Banned by the Quebec government, churches and faith communities who sponsor refugees want to face their accusers and get some sort of explanation for Quebec’s sudden one-year suspension of refugee sponsorship.
“We find it unacceptable that institutional sponsorship promoting the settlement of refugees in Quebec has been suspended in general,” Canadian Religious Conference executive director Rev. Alain Ambeault told Canadian Catholic News in an e-mail.
At the end of October, Quebec’s government, which runs its own separate immigration and refugee system under an agreement with Ottawa, suddenly suspended all the agencies that normally manage the bulk of refugee resettlement cases. Until November 2021 only independent groups of two to five individuals may submit applications to sponsor refugees. Under the small group sponsorships, successful applications are chosen by lottery.
In a posting to the provincial government’s gazette, the government says it has “serious concerns about the integrity of certain practices of legal persons within the framework” of the refugee sponsorship program.
“Investigations are ongoing and we will not be commenting further to avoid harming their progress,” an immigration ministry spokesperson told CBC.
“If you accuse us, tell us what we are doing (wrong),” said Alessandra Santopadre, who runs the refugee resettlement program in the Archdiocese of Montreal. “They always said, ‘We are looking for, we are still collecting, the proof.’ ”
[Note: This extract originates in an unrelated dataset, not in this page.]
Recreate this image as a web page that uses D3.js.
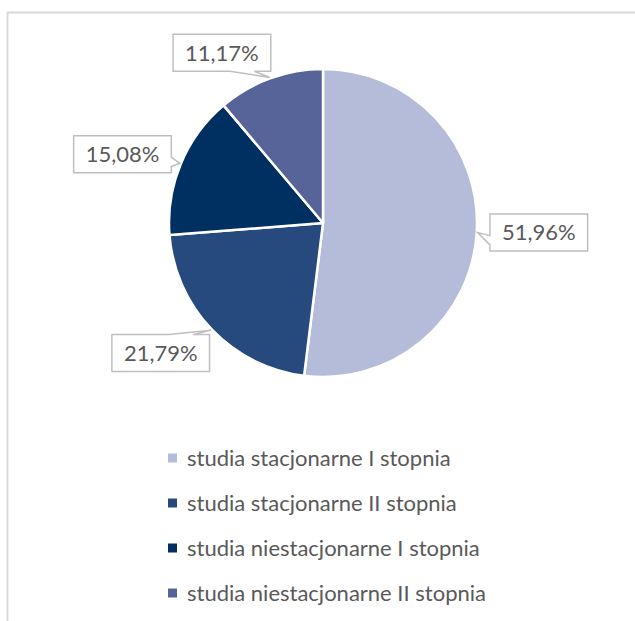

Rumours have floated about in Quebec refugee circles about personnel in some agencies pocketing money from refugees to move their cases through the system. But Santopadre objects to being tarred with the brush of a vague, general accusation.
“Why did you accuse everybody?” she asked. “If you have found someone who is corrupted, OK. Try to figure it out with those organizations — but not everybody. We are not corrupted. The diocese is not corrupted.”
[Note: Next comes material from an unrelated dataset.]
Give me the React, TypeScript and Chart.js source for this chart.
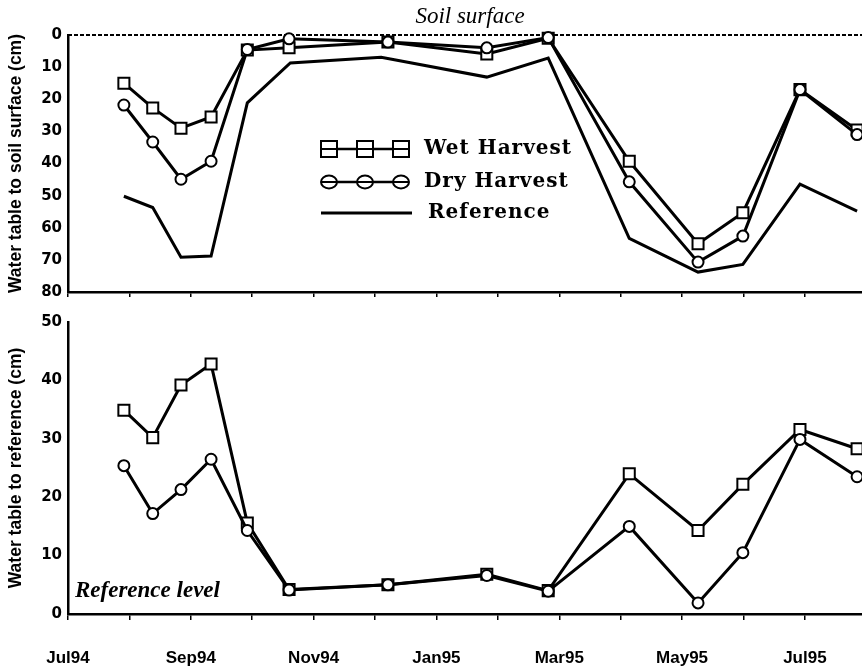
import React, { useEffect, useRef } from 'react';
import { Chart, registerables } from 'chart.js';

Chart.register(...registerables);

// Month index: 0 = Jul94, 1 = Aug94, ...
const monthLabels = ['Jul94', 'Aug94', 'Sep94', 'Oct94', 'Nov94', 'Dec94', 'Jan95', 'Feb95', 'Mar95', 'Apr95', 'May95', 'Jun95', 'Jul95'];
const sampleMonths = [0.91, 1.38, 1.84, 2.33, 2.92, 3.6, 5.21, 6.82, 7.82, 9.14, 10.26, 10.99, 11.92, 12.85];
const refMonths = [0.91, 1.38, 1.84, 2.33, 2.92, 3.62, 5.1, 6.82, 7.82, 9.14, 10.26, 10.99, 11.92, 12.85];

// Water table depth below soil surface (cm)
const wetSurface = [15, 22.7, 29, 25.5, 4.7, 4.0, 2.2, 5.9, 1.0, 39.3, 65, 55.3, 17, 29.6];
const drySurface = [21.8, 33.3, 44.9, 39.3, 4.5, 1.2, 2.2, 4.0, 0.8, 45.7, 70.7, 62.6, 17, 31];
const refSurface = [50.2, 53.7, 69.2, 68.8, 21.1, 8.7, 6.9, 13.1, 7.2, 63.3, 73.8, 71.4, 46.4, 54.8];

// Water table above reference level (cm)
const wetReference = [34.9, 30.2, 39.2, 42.8, 15.6, 4.2, 5.0, 6.8, 4.0, 24, 14.3, 22.2, 31.6, 28.3];
const dryReference = [25.4, 17.2, 21.3, 26.5, 14.3, 4.1, 5.0, 6.6, 3.9, 15, 1.9, 10.5, 29.9, 23.5];

const X_MAX = 12.93;
const BLACK = '#000';

const toPoints = (xs: number[], ys: number[]) => ys.map((y, i) => ({ x: xs[i], y }));

const xTickLabel = (v: number | string) => {
  const n = Number(v);
  return Number.isInteger(n) && n % 2 === 0 ? monthLabels[n] ?? '' : '';
};

const lineStyle = (style: string, radius: number) => ({
  borderColor: BLACK,
  borderWidth: 3,
  pointStyle: style,
  pointRadius: radius,
  pointBorderWidth: 2,
  pointBorderColor: BLACK,
  pointBackgroundColor: '#fff',
  tension: 0,
  fill: false,
  clip: 10,
});

export default function App() {
  const topRef = useRef<HTMLCanvasElement>(null);
  const botRef = useRef<HTMLCanvasElement>(null);

  useEffect(() => {
    const topPlugin = {
      id: 'topDecor',
      beforeDatasetsDraw(chart: any) {
        const { ctx, chartArea } = chart;
        const y0 = chart.scales.y.getPixelForValue(0);
        ctx.save();
        ctx.strokeStyle = BLACK;
        ctx.lineWidth = 2;
        ctx.setLineDash([4, 2]);
        ctx.beginPath();
        ctx.moveTo(chartArea.left, y0);
        ctx.lineTo(chartArea.right, y0);
        ctx.stroke();
        ctx.restore();
      },
      afterDraw(chart: any) {
        const { ctx } = chart;
        ctx.save();
        ctx.fillStyle = BLACK;
        ctx.font = 'italic 23px "Liberation Serif", "DejaVu Serif", serif';
        ctx.textAlign = 'center';
        ctx.textBaseline = 'middle';
        ctx.fillText('Soil surface', 470, 17);

        // legend
        const rows = [
          { y: 149, label: 'Wet Harvest', marker: 'rect' },
          { y: 182, label: 'Dry Harvest', marker: 'circle' },
          { y: 213, label: 'Reference', marker: 'none' },
        ];
        const mx = [329, 365, 401];
        rows.forEach((r) => {
          ctx.strokeStyle = BLACK;
          ctx.lineWidth = r.marker === 'none' ? 3 : 2.5;
          ctx.setLineDash([]);
          ctx.beginPath();
          ctx.moveTo(321, r.y);
          ctx.lineTo(r.marker === 'none' ? 412 : 409, r.y);
          ctx.stroke();
          ctx.lineWidth = 2;
          mx.forEach((x) => {
            if (r.marker === 'rect') {
              ctx.fillStyle = '#fff';
              ctx.fillRect(x - 8, r.y - 8, 16, 16);
              ctx.strokeRect(x - 8, r.y - 8, 16, 16);
              ctx.beginPath();
              ctx.moveTo(x - 8, r.y);
              ctx.lineTo(x + 8, r.y);
              ctx.stroke();
            } else if (r.marker === 'circle') {
              ctx.fillStyle = '#fff';
              ctx.beginPath();
              ctx.ellipse(x, r.y, 8, 6.5, 0, 0, Math.PI * 2);
              ctx.fill();
              ctx.stroke();
              ctx.beginPath();
              ctx.moveTo(x - 8, r.y);
              ctx.lineTo(x + 8, r.y);
              ctx.stroke();
            }
          });
          ctx.fillStyle = BLACK;
          ctx.font = 'bold 20px "DejaVu Serif", serif';
          try {
            (ctx as any).letterSpacing = '1px';
          } catch (e) {}
          ctx.textAlign = 'left';
          ctx.textBaseline = 'middle';
          ctx.fillText(r.label, r.marker === 'none' ? 428 : 424, r.y);
          try {
            (ctx as any).letterSpacing = '0px';
          } catch (e) {}
        });
        ctx.restore();
      },
    };

    const botPlugin = {
      id: 'botDecor',
      afterDraw(chart: any) {
        const { ctx } = chart;
        ctx.save();
        ctx.fillStyle = BLACK;
        ctx.font = 'italic bold 23px "Liberation Serif", "DejaVu Serif", serif';
        ctx.textAlign = 'left';
        ctx.textBaseline = 'middle';
        ctx.fillText('Reference level', 75, 291);
        ctx.restore();
      },
    };

    const yTickFont = { family: '"DejaVu Sans", sans-serif', weight: 'bold' as const, size: 15 };
    const yTitleFont = { family: '"Liberation Sans", Arial, sans-serif', weight: 'bold' as const, size: 17.5 };

    const commonX = (showLabels: boolean, height: number) => ({
      type: 'linear' as const,
      min: 0,
      max: X_MAX,
      afterFit: (s: any) => {
        s.height = height;
      },
      border: { display: true, color: BLACK, width: 2.5 },
      grid: {
        display: true,
        drawOnChartArea: false,
        drawTicks: true,
        tickLength: showLabels ? 6 : 5,
        color: BLACK,
        lineWidth: 1.5,
      },
      ticks: {
        display: showLabels,
        stepSize: 1,
        autoSkip: false,
        includeBounds: false,
        maxRotation: 0,
        padding: 28,
        color: BLACK,
        font: { family: '"Liberation Sans", Arial, sans-serif', weight: 'bold' as const, size: 17 },
        callback: xTickLabel,
      },
    });

    const top = new Chart(topRef.current!, {
      type: 'line',
      data: {
        datasets: [
          { label: 'Reference', data: toPoints(refMonths, refSurface), ...lineStyle('circle', 0) },
          { label: 'Dry Harvest', data: toPoints(sampleMonths, drySurface), ...lineStyle('circle', 5.5) },
          { label: 'Wet Harvest', data: toPoints(sampleMonths, wetSurface), ...lineStyle('rect', 7.8) },
        ],
      },
      options: {
        animation: false,
        responsive: false,
        devicePixelRatio: 1,
        events: [],
        layout: { autoPadding: false, padding: { top: 35, left: 0, right: 0, bottom: 0 } },
        plugins: { legend: { display: false }, tooltip: { enabled: false }, title: { display: false } },
        scales: {
          x: commonX(false, 20),
          y: {
            type: 'linear',
            reverse: true,
            min: 0,
            max: 80,
            afterFit: (s: any) => {
              s.width = 68;
            },
            border: { display: true, color: BLACK, width: 2.5 },
            grid: { display: false, drawTicks: false },
            ticks: { stepSize: 10, padding: 6, color: BLACK, font: yTickFont },
            title: {
              display: true,
              text: 'Water table to soil surface (cm)',
              color: BLACK,
              font: yTitleFont,
              padding: { top: 6, bottom: 0 },
            },
          },
        },
      },
      plugins: [topPlugin],
    });

    const bot = new Chart(botRef.current!, {
      type: 'line',
      data: {
        datasets: [
          { label: 'Dry Harvest', data: toPoints(sampleMonths, dryReference), ...lineStyle('circle', 5.5) },
          { label: 'Wet Harvest', data: toPoints(sampleMonths, wetReference), ...lineStyle('rect', 7.8) },
        ],
      },
      options: {
        animation: false,
        responsive: false,
        devicePixelRatio: 1,
        events: [],
        layout: { autoPadding: false, padding: { top: 22, left: 0, right: 0, bottom: 0 } },
        plugins: { legend: { display: false }, tooltip: { enabled: false }, title: { display: false } },
        scales: {
          x: commonX(true, 53),
          y: {
            type: 'linear',
            min: 0,
            max: 50,
            afterFit: (s: any) => {
              s.width = 68;
            },
            border: { display: true, color: BLACK, width: 2.5 },
            grid: { display: false, drawTicks: false },
            ticks: { stepSize: 10, padding: 6, color: BLACK, font: yTickFont },
            title: {
              display: true,
              text: 'Water table to reference (cm)',
              color: BLACK,
              font: yTitleFont,
              padding: { top: 6, bottom: 0 },
            },
          },
        },
      },
      plugins: [botPlugin],
    });

    return () => {
      top.destroy();
      bot.destroy();
    };
  }, []);

  return (
    <div style={{ position: 'absolute', left: 0, top: 0, width: 862, height: 667, background: '#fff' }}>
      <canvas ref={topRef} width={862} height={312} style={{ position: 'absolute', left: 0, top: 0, width: 862, height: 312 }} />
      <canvas ref={botRef} width={862} height={367} style={{ position: 'absolute', left: 0, top: 300, width: 862, height: 367 }} />
    </div>
  );
}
“Obviously there is something to that (allegations of corruption). But to do a blanket accusation of everybody, to suspend everybody because of maybe a few, something is just not right with that,” said Jesuit Refugee Service (JRS) director for Canada Norbert Piché.
Prior to the current government, the JRS was bringing in as many as 200 refugee families a year. The new government of Premier François Legault and the Coalition Avenir Québec immediately moved to limit immigration in 2018, cutting the quota for sponsoring agencies to a flat 30 per agency between September 2018 and February 2019, then another 30 between January and June of 2020.
Immigration numbers for Quebec are down dramatically, from 25,500 in the first eight months of 2019 to 18,155 in the same period this year. Pre-COVID, the goal was for Quebec to take in 30,500 in 2020. Quebec’s government says it now plans to increase its immigration numbers as high as 47,500 in 2021, to make up for the 2020 shortfall.
The TCRI (Table de concertation des organismes au service des personnes réfugiées et immigrantes), which represents the refugee sponsoring agencies, issued an open letter in November expressing frustration over the Minister of Immigration’s refusal to meet with the organizations that help refugees with housing, language education, job searches and more.
“The MIFI (Quebec’s immigration department) has introduced a spirit of suspicion in place of the spirit of collaboration,” said the Nov. 3 letter.
“The punishment imposed by the MIFI is not only unjust and arbitrary, it is also a blow to humanitarian immigration as a whole,” the letter said.
Piché believes the Legault government is uninterested in what the churches are doing with refugees and politically aligned with anti-immigrant sentiment in small-town and rural Quebec.
“It just seems like they’re not very much in tune with the faith communities here,” he said. available.